Cooler Master - Extreme Power Plus 500W
model - Rs-500-PCAR-A3
Type-Intel form Factore ATx12V2.3
Non-PFC
input V 90~132/180~264V
input current [email protected]/[email protected]
input-frequencey Range-47 ~ 63HZ
Fan-sleeve bearing 120mmfan
Power Good signal- 100~500ms
Hold up Time- 17 ms
Efficiency(load) 70 %
MTBF- 100,000hrs
Protection Ovp/ocp/opp/scp
Operation Temperatrure - 0~40oC
AC input- 115/230V 10/6A 60/50HZ


----------



## Tyree (May 10, 2009)

PC Specs? 
PreBuilt--Brand name & Model Number
Custom Build--Brand & Model of Mobo-CPU-RAM-Graphics-PSU.


----------



## kingcross (Nov 18, 2009)

*Check the attached file*



Tyree said:


> PC Specs?
> PreBuilt--Brand name & Model Number
> Custom Build--Brand & Model of Mobo-CPU-RAM-Graphics-PSU.


it dose not have power spec because i built it..i thought explained that all the information is on the attached document...check the attached doc.

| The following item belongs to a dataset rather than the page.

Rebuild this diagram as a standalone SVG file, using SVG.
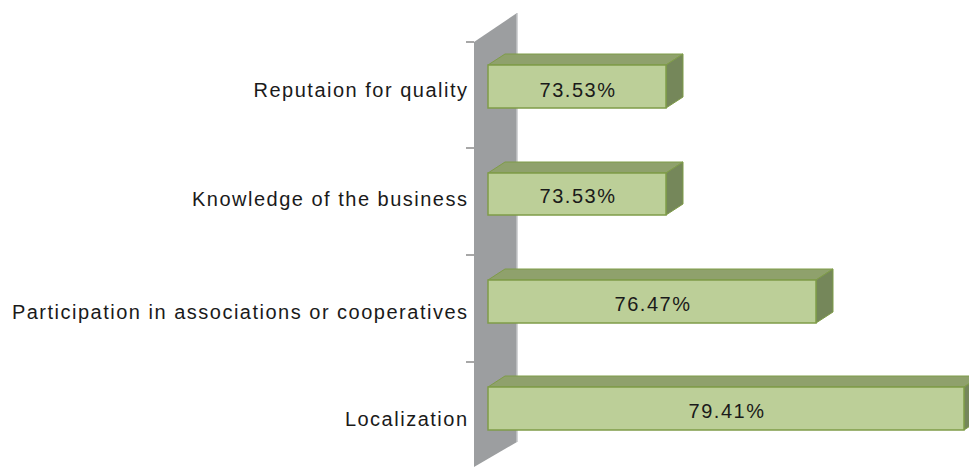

And it has all the information.


----------



## Tyree (May 10, 2009)

Not looking for "power spec" just the Personal Computer specs.
Brand & Model of Mobo-CPU-RAM-Graphics-PSU
Posting those specs on the forum makes it easier for us to help you.


----------



## kingcross (Nov 18, 2009)

Tyree said:


> Not looking for "power spec" just the Personal Computer specs.
> Brand & Model of Mobo-CPU-RAM-Graphics-PSU
> Posting those specs on the forum makes it easier for us to help you.


i guess no one is willing to help...


----------



## greenbrucelee (Apr 24, 2007)

we need to know what ram you have, how much ram you have what cpu you have, what motherboard you have and everything else.

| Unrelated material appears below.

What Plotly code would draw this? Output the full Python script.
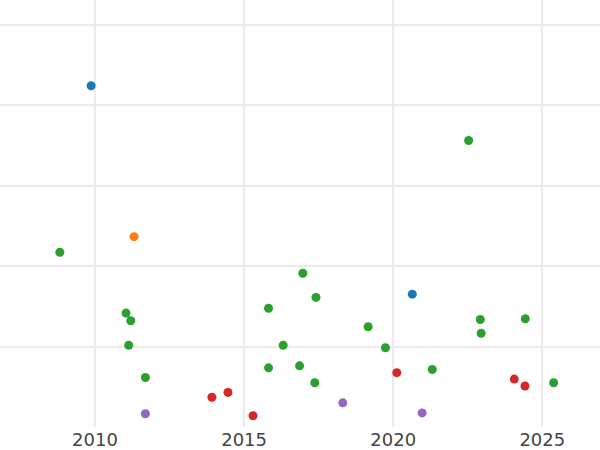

we can't help you unless you tell us this

some people who help on here are at work and their works firewalls will prevent them from seeing your attached document so typing the info needed is better.

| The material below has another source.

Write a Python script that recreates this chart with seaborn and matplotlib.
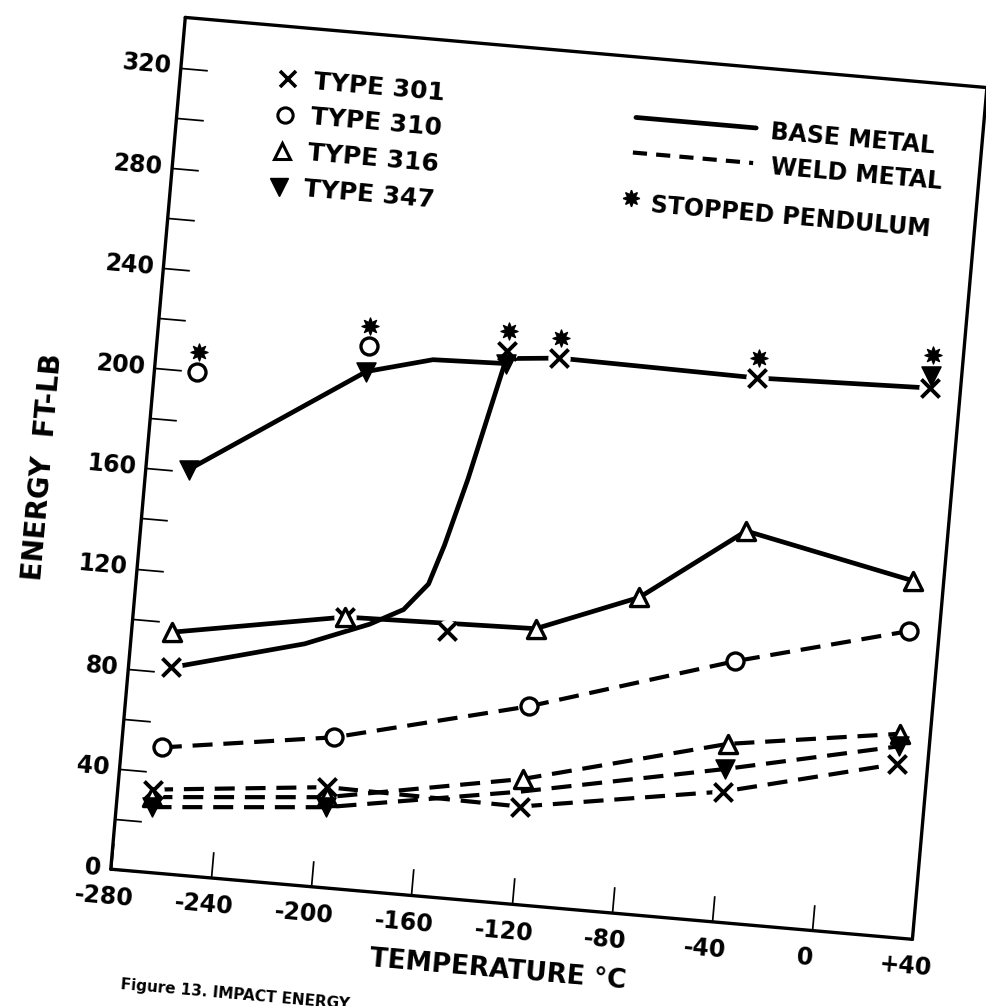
import matplotlib
matplotlib.use("Agg")
import numpy as np
import matplotlib.pyplot as plt
import seaborn as sns
from matplotlib.transforms import Affine2D
import mpl_toolkits.axisartist.floating_axes as floating_axes
from mpl_toolkits.axisartist.grid_finder import FixedLocator

# ---------------------------------------------------------------- data
x_ticks = [-280, -240, -200, -160, -120, -80, -40, 0, 40]
x_tick_labels = ["-280", "-240", "-200", "-160", "-120", "-80", "-40", "0", "+40"]
y_ticks = list(range(0, 321, 20))
y_label_values = list(range(0, 321, 40))
y_tick_labels = [str(v) for v in y_label_values]

# base metal (solid lines)
t301_base_temp = [-263, -196, -155, -141, -120, -41, 28]
t301_base_energy = [82, 108, 106, 219, 218, 217, 219]
t301_curve_temp = [-263, -237, -211, -186, -173, -164, -159, -152, -141, -120, -41, 28]
t301_curve_energy = [82, 89, 96, 106, 113, 124, 140, 167, 216, 218, 217, 219]

t347_base_temp = [-263, -196, -141, 28]
t347_base_energy = [161, 206, 214, 224]
t347_curve_temp = [-263, -196, -170, -141]
t347_curve_energy = [161, 206, 213, 214]

t316_base_temp = [-264, -196, -120, -80, -40, 28]
t316_base_energy = [96, 108, 110, 126, 156, 142]

t310_base_temp = [-263, -196]
t310_base_energy = [200, 216]

# weld metal (dashed lines)
weld_temp = [-266, -197, -120, -40, 28]
t301_weld_energy = [33, 40, 39, 52, 69]
t316_weld_energy = [30, 36, 50, 71, 81]
t347_weld_energy = [26, 32, 45, 61, 76]
t310_weld_temp = [-264, -196, -120, -40, 28]
t310_weld_energy = [50, 60, 79, 104, 122]
t347_weld_marker_temp = [-266, -197, -40, 28]
t347_weld_marker_energy = [26, 32, 61, 76]

# tests where the pendulum stopped
sp_temp = [-263, -196, -141, -120, -41, 28]
sp_energy = [200, 216, 219, 218, 217, 224]

# ---------------------------------------------------------------- style
sns.set_theme(style="white")
plt.rcParams["font.family"] = ["DejaVu Sans"]
plt.rcParams["font.weight"] = "bold"

W, H = 987, 1006
TILT = -5.0
PX_PER_UNIT = 2.565
ORIGIN_PX = (102, H - 877)
SP_LIFT = 8
INK = "black"
FS = 17

fig = plt.figure(figsize=(W / 100, H / 100), dpi=100)
fig.patch.set_facecolor("white")

tr = Affine2D().rotate_deg(TILT)
extent = (-280, 40, 0, 340)
grid_helper = floating_axes.GridHelperCurveLinear(
    tr, extremes=extent,
    grid_locator1=FixedLocator(x_ticks),
    grid_locator2=FixedLocator(y_ticks))

corners = tr.transform([[extent[0], extent[2]], [extent[1], extent[2]],
                        [extent[0], extent[3]], [extent[1], extent[3]]])
cmin, cmax = corners.min(axis=0), corners.max(axis=0)
o = corners[0]
left_px = ORIGIN_PX[0] - (o[0] - cmin[0]) * PX_PER_UNIT
bottom_px = ORIGIN_PX[1] - (o[1] - cmin[1]) * PX_PER_UNIT
w_px = (cmax[0] - cmin[0]) * PX_PER_UNIT
h_px = (cmax[1] - cmin[1]) * PX_PER_UNIT
ax = fig.add_axes([left_px / W, bottom_px / H, w_px / W, h_px / H],
                  axes_class=floating_axes.FloatingAxes, grid_helper=grid_helper)

for side in ["left", "bottom", "right", "top"]:
    ax.axis[side].line.set_linewidth(2.4)
    ax.axis[side].line.set_color(INK)
    ax.axis[side].major_ticklabels.set_visible(False)
    ax.axis[side].label.set_visible(False)
for side in ["left", "bottom"]:
    ax.axis[side].major_ticks.set_ticksize(19)
    ax.axis[side].major_ticks.set_linewidth(2.2)
    ax.axis[side].major_ticks.set_color(INK)
for side in ["right", "top"]:
    ax.axis[side].major_ticks.set_visible(False)

aux = ax.get_aux_axes(tr)

# ---------------------------------------------------------------- lines
BASE_LW = 3.4
WELD_LW = 3.0
WELD_DASH = (0, (4.8, 2.6))


def solid(temp, energy):
    sns.lineplot(x=temp, y=energy, ax=aux, color=INK, linewidth=BASE_LW,
                 sort=False, estimator=None, legend=False, zorder=2)


def dashed(temp, energy):
    sns.lineplot(x=temp, y=energy, ax=aux, color=INK, linewidth=WELD_LW,
                 linestyle=WELD_DASH, sort=False, estimator=None,
                 legend=False, zorder=2)


solid(t301_curve_temp, t301_curve_energy)
solid(t347_curve_temp, t347_curve_energy)
solid(t316_base_temp, t316_base_energy)

dashed(weld_temp, t301_weld_energy)
dashed(weld_temp, t316_weld_energy)
dashed(weld_temp, t347_weld_energy)
dashed(t310_weld_temp, t310_weld_energy)

# ---------------------------------------------------------------- markers
def mark_x(temp, energy):
    sns.scatterplot(x=temp, y=energy, ax=aux, marker="o", s=260,
                    color="white", linewidth=0, zorder=3, legend=False)
    sns.scatterplot(x=temp, y=energy, ax=aux, marker="x", s=170,
                    color=INK, linewidth=2.8, zorder=4, legend=False)


def mark_open(temp, energy, marker, size):
    sns.scatterplot(x=temp, y=energy, ax=aux, marker=marker, s=size,
                    facecolor="white", edgecolor=INK, linewidth=2.4,
                    zorder=4, legend=False)


def mark_down(temp, energy):
    sns.scatterplot(x=temp, y=energy, ax=aux, marker="v", s=190,
                    color=INK, edgecolor=INK, linewidth=1, zorder=4,
                    legend=False)


mark_x(t301_base_temp, t301_base_energy)
mark_open(t316_base_temp, t316_base_energy, "^", 170)
mark_open(t310_base_temp, t310_base_energy, "o", 150)
mark_down(t347_base_temp, t347_base_energy)

mark_x(weld_temp, t301_weld_energy)
mark_open(weld_temp, t316_weld_energy, "^", 170)
mark_open(t310_weld_temp, t310_weld_energy, "o", 150)
mark_down(t347_weld_marker_temp, t347_weld_marker_energy)

sns.scatterplot(x=sp_temp, y=[e + SP_LIFT for e in sp_energy], ax=aux,
                marker=(8, 1, 0), s=150, color=INK, linewidth=1.0,
                edgecolor=INK, zorder=5, legend=False)

# ---------------------------------------------------------------- tick labels
for v, lab in zip(y_label_values, y_tick_labels):
    aux.text(-284, v, lab, ha="right", va="center", fontsize=FS,
             rotation=TILT, rotation_mode="anchor", color=INK)
for v, lab in zip(x_ticks, x_tick_labels):
    aux.text(v - 2, -11, lab, ha="center", va="center", fontsize=FS,
             rotation=TILT, rotation_mode="anchor", color=INK)

aux.text(-321, 157, "ENERGY  FT-LB", ha="center", va="center", fontsize=20,
         rotation=90 + TILT, rotation_mode="anchor", color=INK)
aux.text(-123, -26.5, "TEMPERATURE °C", ha="center", va="center", fontsize=19,
         rotation=TILT, rotation_mode="anchor", color=INK)
aux.text(-272, -45.5, "Figure 13. IMPACT ENERGY", ha="left", va="center",
         fontsize=11, rotation=TILT, rotation_mode="anchor", color=INK)

# ---------------------------------------------------------------- legends
type_rows = [("x", "TYPE 301"), ("o", "TYPE 310"), ("^", "TYPE 316"), ("v", "TYPE 347")]
for i, (mk, lab) in enumerate(type_rows):
    yy = 319 - 14.3 * i
    if mk == "x":
        aux.plot([-237], [yy], marker="x", ms=12, mew=2.6, color=INK, ls="none")
    elif mk == "v":
        aux.plot([-237], [yy], marker="v", ms=13, color=INK, ls="none")
    else:
        aux.plot([-237], [yy], marker=mk, ms=11, mew=2.2, mfc="white",
                 mec=INK, ls="none")
    aux.text(-227, yy, lab, ha="left", va="center", fontsize=18,
             rotation=TILT, rotation_mode="anchor", color=INK)

aux.plot([-98, -50], [316, 316], color=INK, lw=BASE_LW)
aux.text(-44, 315, "BASE METAL", ha="left", va="center", fontsize=17,
         rotation=TILT, rotation_mode="anchor", color=INK)
aux.plot([-98, -50], [302, 302], color=INK, lw=WELD_LW, ls=(0, (3.4, 2.2)))
aux.text(-43, 301, "WELD METAL", ha="left", va="center", fontsize=17,
         rotation=TILT, rotation_mode="anchor", color=INK)
aux.plot([-97], [284], marker=(8, 1, 0), ms=12, color=INK, ls="none")
aux.text(-89, 282, "STOPPED PENDULUM", ha="left", va="center", fontsize=17,
         rotation=TILT, rotation_mode="anchor", color=INK)

aux.set_xlabel("")
aux.set_ylabel("")

fig.savefig("out.png", dpi=100, facecolor="white")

you should read this http://www.techsupportforum.com/f27...erclocking-read-here-for-starters-232382.html

You havent actually said what part of overclocking you need help on.


----------



## kingcross (Nov 18, 2009)

greenbrucelee said:


> we need to know what ram you have, how much ram you have what cpu you have, what motherboard you have and everything else.
> 
> we can't help you unless you tell us this
> 
> ...


DID you see the attachment file i included in my post?. All my computer information are there...let me know if you open it or not.


----------



## greenbrucelee (Apr 24, 2007)

kingcross said:


> DID you see the attachment file i included in my post?. All my computer information are there...let me know if you open it or not.


like I said some people on here are at work so their firewalls prevent them from looking at attachments.


----------



## greenbrucelee (Apr 24, 2007)

I can read that doucment but it does not tell me everything I need to know.

I can however tell you that your temperatures are far too high and I would advise you not too overclock on that system untill you get them down


----------



## kingcross (Nov 18, 2009)

greenbrucelee said:


> I can read that doucment but it does not tell me everything I need to know.
> 
> I can however tell you that your temperatures are far too high and I would advise you not too overclock on that system untill you get them down


so, how do i get them down?


----------



## Phædrus241 (Mar 28, 2009)

Get a better CPU heatsink.


----------



## greenbrucelee (Apr 24, 2007)

get some cooling fans, re-apply thermal paste aswell as getting a better heatsink and fan.


----------